IROS 2026 Workshop: Mechanically Intelligent Soft Robotics
2026/10/01 Pittsburgh, David L. Lawrence Convention Center
Traditional rigid robotics is largely built upon a controller-centric architecture, fundamentally separating sensing, computation, and actuation into distinct components. However, soft robots approach unstructured environments differently; they excel at safe, adaptive interactions by embedding intelligence directly into the physical body of the robot itself. By transitioning away from siloed electronic components, these systems simplify the overall system architecture while simultaneously driving improvements in robustness, adaptability, and autonomy.
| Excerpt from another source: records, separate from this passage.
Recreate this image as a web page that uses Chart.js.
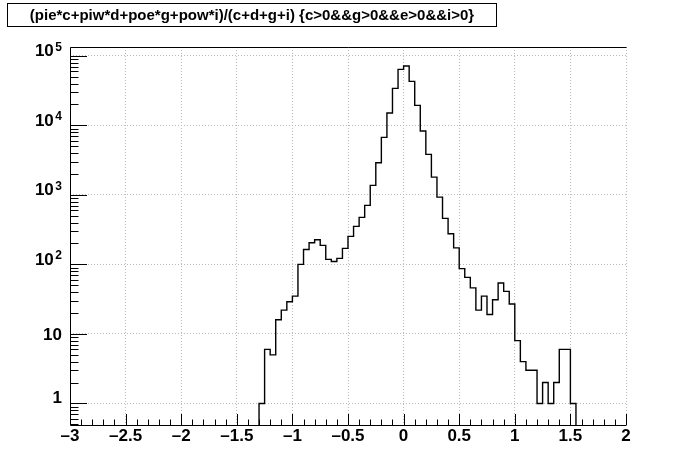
<!DOCTYPE html>
<html>
<head>
<meta charset="utf-8">
<script src="https://cdn.jsdelivr.net/npm/chart.js@4.4.1/dist/chart.umd.min.js"></script>
<style>
  body { margin: 0; background: #fff; }
  #wrap { width: 696px; height: 472px; }
</style>
</head>
<body>
<div id="wrap"><canvas id="histo" width="696" height="472"></canvas></div>
<script>
const TITLE = '(pie*c+piw*d+poe*g+pow*i)/(c+d+g+i) {c>0&&g>0&&e>0&&i>0}';

// histogram binning: 100 bins of 0.05 from -3 to 2
const X_MIN = -3;
const X_MAX = 2;
const BIN_WIDTH = 0.05;

// entries per bin
const counts = [
  0, 0, 0, 0, 0, 0, 0, 0, 0, 0,
  0, 0, 0, 0, 0, 0, 0, 0, 0, 0,
  0, 0, 0, 0, 0, 0, 0, 0, 0, 0,
  0, 0, 0, 0,
  1, 6, 5, 16, 22, 29, 35, 100, 164, 205,
  226, 188, 118, 110, 122, 170, 253, 352, 475, 706,
  1370, 2900, 6720, 15030, 34050, 63940, 71300, 42960, 19400, 8280,
  3828, 1803, 929, 459, 276, 173, 87, 65, 46, 22,
  35, 19, 31, 54, 41, 27, 8, 4, 3, 3,
  1, 2, 1, 2, 6, 6, 1,
  0, 0, 0, 0, 0, 0, 0, 0, 0
];

const xTickValues = [-3, -2.5, -2, -1.5, -1, -0.5, 0, 0.5, 1, 1.5, 2];
const yDecades = [1, 10, 100, 1000, 10000, 100000];
const Y_MIN = 0.49;
const Y_MAX = 1.34e5;

const FONT = '"Liberation Sans", Arial, Helvetica, sans-serif';

// build step points at bin left edges, empty bins pushed below the log axis
const points = counts.map((c, i) => ({
  x: +(X_MIN + i * BIN_WIDTH).toFixed(4),
  y: c > 0 ? c : 1e-2
}));
points.push({ x: X_MAX, y: points[points.length - 1].y });

function fmtX(v) {
  const s = String(Math.abs(v));
  return v < 0 ? '\u2013' + s : s;
}

const rootLook = {
  id: 'rootLook',
  afterDraw(chart) {
    const ctx = chart.ctx;
    const a = chart.chartArea;
    const xs = chart.scales.x;
    const ys = chart.scales.y;
    ctx.save();

    // frame: left, bottom, top
    ctx.strokeStyle = '#000';
    ctx.lineWidth = 1;
    ctx.beginPath();
    ctx.moveTo(a.left + 0.5, a.top + 0.5);
    ctx.lineTo(a.left + 0.5, a.bottom + 0.5);
    ctx.lineTo(a.right + 0.5, a.bottom + 0.5);
    ctx.moveTo(a.left + 0.5, a.top + 0.5);
    ctx.lineTo(a.right + 0.5, a.top + 0.5);
    ctx.stroke();

    // x ticks (inside), minor every 0.1
    ctx.beginPath();
    for (let k = 0; k <= 50; k++) {
      const v = X_MIN + k * 0.1;
      const px = Math.round(xs.getPixelForValue(v)) + 0.5;
      const len = k % 5 === 0 ? 11 : 5.5;
      ctx.moveTo(px, a.bottom);
      ctx.lineTo(px, a.bottom - len);
    }
    // y ticks (inside), log minor 2..9
    for (let e = -1; e <= 5; e++) {
      for (let m = 1; m <= 9; m++) {
        const v = m * Math.pow(10, e);
        if (v < Y_MIN || v > Y_MAX) continue;
        const py = Math.round(ys.getPixelForValue(v)) + 0.5;
        const len = m === 1 ? 17 : 8.5;
        ctx.moveTo(a.left, py);
        ctx.lineTo(a.left + len, py);
      }
    }
    ctx.stroke();

    // y labels with exponents
    ctx.fillStyle = '#000';
    ctx.textAlign = 'right';
    ctx.textBaseline = 'alphabetic';
    const rx = a.left - 8;
    yDecades.forEach(v => {
      const n = Math.round(Math.log10(v));
      const py = ys.getPixelForValue(v);
      if (n >= 2) {
        ctx.font = 'bold 12px ' + FONT;
        ctx.fillText(String(n), rx, py - 5);
        const w = ctx.measureText(String(n)).width;
        ctx.font = 'bold 17px ' + FONT;
        ctx.fillText('10', rx - w - 1.5, py + 0.5);
      } else {
        ctx.font = 'bold 17px ' + FONT;
        ctx.fillText(String(v), rx, n === 1 ? py + 6 : py);
      }
    });

    // title box
    ctx.fillStyle = '#fff';
    ctx.fillRect(7, 3, 490, 24);
    ctx.strokeStyle = '#000';
    ctx.strokeRect(7.5, 3.5, 489, 23);
    ctx.fillStyle = '#000';
    ctx.font = 'bold 15px ' + FONT;
    ctx.textAlign = 'center';
    ctx.textBaseline = 'middle';
    ctx.fillText(TITLE, 252, 16);

    ctx.restore();
  }
};

new Chart(document.getElementById('histo'), {
  type: 'line',
  data: {
    datasets: [{
      data: points,
      stepped: true,
      borderColor: '#000',
      borderWidth: 1.4,
      pointRadius: 0,
      fill: false
    }]
  },
  options: {
    responsive: false,
    animation: false,
    events: [],
    layout: { padding: { top: 47, right: 70, left: 0, bottom: 0 } },
    plugins: { legend: { display: false }, tooltip: { enabled: false }, title: { display: false } },
    scales: {
      x: {
        type: 'linear',
        min: X_MIN,
        max: X_MAX,
        afterBuildTicks: s => { s.ticks = xTickValues.map(v => ({ value: v })); },
        afterFit: s => { s.height = 47; },
        grid: { color: '#b8b8b8', lineWidth: 1, drawTicks: false },
        border: { display: false, dash: [1, 2] },
        ticks: {
          padding: 1,
          maxRotation: 0,
          autoSkip: false,
          color: '#000',
          font: { family: FONT, size: 17, weight: 'bold' },
          callback: v => fmtX(v)
        }
      },
      y: {
        type: 'logarithmic',
        min: Y_MIN,
        max: Y_MAX,
        afterBuildTicks: s => { s.ticks = yDecades.map(v => ({ value: v })); },
        afterFit: s => { s.width = 70; },
        grid: { color: '#b8b8b8', lineWidth: 1, drawTicks: false },
        border: { display: false, dash: [1, 2] },
        ticks: { display: false }
      }
    }
  },
  plugins: [rootLook]
});
</script>
</body>
</html>
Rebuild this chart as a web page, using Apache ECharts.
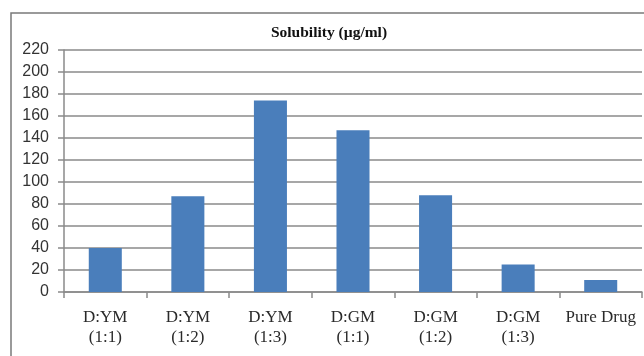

We define Mechanical Intelligence in soft robots as enabling soft robots to sense, adapt, and make decisions by leveraging their inherent physical structure and mechanics. By embedding sensing, regulation, and decision-like behaviors directly into physical interactions, and transforming environmental inputs into coordinated motion and state transitions, mechanical intelligence minimizes reliance on computationally heavy processing and complex feedback loops. This paradigm is rapidly advancing through recent developments in bio-inspired design, fluidic oscillators, mono-/bi-/multi-stability, and mechanical logic gates.
This workshop brings together the soft robotics community with experts in mechanics, structures, and design to explore the emerging field of mechanically intelligent soft robotics. We will highlight state-of-the-art advancements, pinpoint grand challenges and evaluation metrics, and forge cross-disciplinary pathways. Ultimately, the workshop seeks to catalyze new interdisciplinary collaborations and advance the development of robotic systems that integrate mechanical intelligence.